Joseph Shemesh

Joseph Shemesh

Tel Aviv University, Israel

Title: Diabetes is not a homogenous risk: The role of coronary calcium score in the reclassification of cardiovascular risk in diabetic patients


Joseph Shemesh is a full clinical Professor of cardiology at the Sackler School of medicine, Tel-Aviv University, Israel. He is a recognized investigator in the field of non-invasive detection of sub-clinical coronary atherosclerosis. As one of the pioneers in this field, he used in 1995 the Twin dual slice CT device which was the prototype of all the multi-slice CT devices and led the first publication that demonstrated the validity of coronary artery calcifications (CAC) measuring by mechanical CT. During the last 20 years he published over 50 original articles that contribute to the understanding of the clinical significance of CAC and its application to the daily clinical practice. In his recent publications he demonstrated the incremental prognostic value of CAC measuring in high risk populations including smokers, diabetics and hypertensive patients.
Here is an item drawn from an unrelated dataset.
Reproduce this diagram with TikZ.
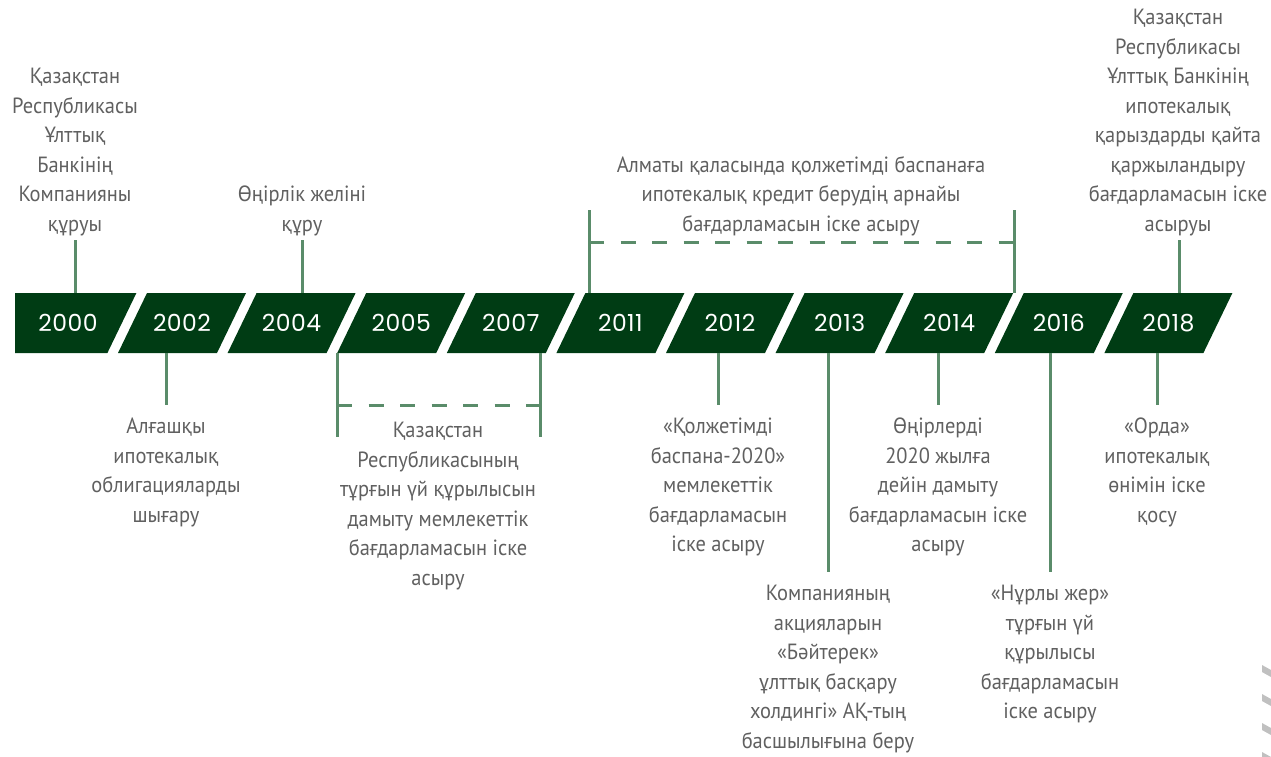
\documentclass[tikz,border=0pt]{standalone}
\usepackage{fontspec}
\setmainfont[FakeStretch=0.93]{PT Sans}
\newfontfamily\yearfont[LetterSpace=2]{Poppins}

\definecolor{bandgreen}{RGB}{0,60,20}
\definecolor{linegreen}{RGB}{90,140,106}
\definecolor{notegray}{RGB}{96,96,96}
\definecolor{hatchgray}{RGB}{192,192,192}

\def \bandTop {293}
\def \bandBot {353}
\def \slant {29}
\def \cellW {99}
\def \period {109.6}

\tikzset{
  yearcell/.style={fill=bandgreen},
  yearlabel/.style={text=white, font=\yearfont\fontsize{23.5}{26}\selectfont},
  conn/.style={draw=linegreen, line width=3pt},
  connspan/.style={conn, dash pattern=on 15pt off 16.5pt},
  note/.style={text=notegray, align=center, inner xsep=0pt, font=\fontsize{22}{29.5}\selectfont},
  noteabove/.style={note, anchor=south, inner ysep=4pt},
  notebelow/.style={note, anchor=north, inner ysep=13pt},
}

\begin{document}
\begin{tikzpicture}[x=1pt, y=-1pt]
      \useasboundingbox (0,0) rectangle (1271,756);
      % the band of years
      \fill[yearcell] (15,\bandTop) -- (136.4,\bandTop) -- (107.4,\bandBot) -- (15,\bandBot) -- cycle;
      \node[yearlabel] (y2000) at (68,323) {2000};
      \foreach \yr [count=\i] in {2002,2004,2005,2007,2011,2012,2013,2014,2016,2018} {
         \pgfmathsetmacro{\xL}{37.4+\period*\i}
         \fill[yearcell] (\xL,\bandTop) -- ++(\cellW,0) -- ++(-\slant,60) -- ++(-\cellW,0) -- cycle;
         \node[yearlabel] (y\yr) at (\xL+35,323) {\yr};
      }

      % above the band
      \coordinate (a2000) at (75,\bandTop);
      \node[noteabove] (t2000) at (75,240) {Қазақстан\\Республикасы\\Ұлттық\\Банкінің\\Компанияны\\құруы};
      \draw[conn] (t2000) -- (a2000);

      \coordinate (a2004) at (302,\bandTop);
      \node[noteabove] (t2004) at (302,240) {Өңірлік желіні\\құру};
      \draw[conn] (t2004) -- (a2004);

      \coordinate (k2011) at (589,\bandTop);
      \coordinate (k2011u) at (589,210);
      \coordinate (k2014) at (1014,\bandTop);
      \coordinate (k2014u) at (1014,210);
      \coordinate (k2011m) at (589,242);
      \coordinate (k2014m) at (1014,242);
      \draw[conn] (k2011) -- (k2011u);
      \draw[conn] (k2014) -- (k2014u);
      \draw[connspan] (k2011m) -- (k2014m);
      \node[noteabove] (t2011) at (801,240) {Алматы қаласында қолжетімді баспанаға\\ипотекалық кредит берудің арнайы\\бағдарламасын іске асыру};

      \coordinate (a2018) at (1179,\bandTop);
      \node[noteabove] (t2018) at (1178,240) {Қазақстан\\Республикасы\\Ұлттық Банкінің\\ипотекалық\\қарыздарды қайта\\қаржыландыру\\бағдарламасын іске\\асыруы};
      \draw[conn] (t2018.south -| a2018) -- (a2018);

      % below the band
      \coordinate (b2002) at (166,\bandBot);
      \node[notebelow] (t2002) at (166,405) {Алғашқы\\ипотекалық\\облигацияларды\\шығару};
      \draw[conn] (b2002) -- (t2002);

      \coordinate (k2005) at (337,\bandBot);
      \coordinate (k2005d) at (337,437);
      \coordinate (k2007) at (540,\bandBot);
      \coordinate (k2007d) at (540,437);
      \coordinate (k2005m) at (337,405);
      \coordinate (k2007m) at (540,405);
      \draw[conn] (k2005) -- (k2005d);
      \draw[conn] (k2007) -- (k2007d);
      \draw[connspan] (k2005m) -- (k2007m);
      \node[notebelow] (t2005) at (438,409) {Қазақстан\\Республикасының\\тұрғын үй құрылысын\\дамыту мемлекеттік\\бағдарламасын іске\\асыру};

      \coordinate (b2012) at (718,\bandBot);
      \node[notebelow] (t2012) at (718,405) {«Қолжетімді\\баспана-2020»\\мемлекеттік\\бағдарламасын\\іске асыру};
      \draw[conn] (b2012) -- (t2012);

      \coordinate (b2013) at (828,\bandBot);
      \node[notebelow] (t2013) at (828,572) {Компанияның\\акцияларын\\«Бәйтерек»\\ұлттық басқару\\холдингі» АҚ-тың\\басшылығына беру};
      \draw[conn] (b2013) -- (t2013);

      \coordinate (b2014) at (938,\bandBot);
      \node[notebelow] (t2014) at (938,405) {Өңірлерді\\2020 жылға\\дейін дамыту\\бағдарламасын іске\\асыру};
      \draw[conn] (b2014) -- (t2014);

      \coordinate (b2016) at (1050,\bandBot);
      \node[notebelow] (t2016) at (1050,572) {«Нұрлы жер»\\тұрғын үй\\құрылысы\\бағдарламасын\\іске асыру};
      \draw[conn] (b2016) -- (t2016);

      \coordinate (b2018) at (1157,\bandBot);
      \node[notebelow] (t2018b) at (1157,405) {«Орда»\\ипотекалық\\өнімін іске\\қосу};
      \draw[conn] (b2018) -- (t2018b);

      % hatch in the corner
      \foreach \k in {0,...,3}
         \fill[hatchgray] (1262,{665+29*\k}) -- (1271,{670+29*\k}) -- (1271,{677+29*\k}) -- (1262,{672+29*\k}) -- cycle;
   \end{tikzpicture}
\end{document}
Coronary artery calcification (CAC) is the best surrogate marker of the total burden of coronary atherosclerosis. Its presence in asymptomatic subjects indicates sub-clinical disease and its quantity reflects the extent and the chronicity of the disease. CAC can be easily measured and reported by radiologists while reading chest CT. The presence or absence of CAC contributes to the reclassification of diabetic patients, pre-diabetics and those with metabolic syndrome as well. Prospective studies demonstrated that approximately one third of asymptomatic, middle aged, diabetic patients have no CAC detected indicating an excellent prognosis. In a meta-analysis of 8 studies that includes 6521 diabetics with a follow-up of 5.8 years, the presence of CAC is associates with a relative risk of 5.47 for all cause mortality or CV events and 9.22 for fatal and non fatal CV events. The recently published MESA CHD risk score is the first available algorithm incorporating CAC with traditional risk factors for 10-year risk prediction. For example in a 60 years old diabetic Caucasian male without CAC, the estimated 10-year MESA score risk of CHD event including the CAC score=0 is reduced to 3.5% compared to 9.3% if one did not factor in his CAC score. In summary, CAC reflects the atherosclerosis sequelae of the individual long-life global exposure to all the risk and protecting factors. It contributes to reclassify risk in diabetic patients and may improve individualized treatment.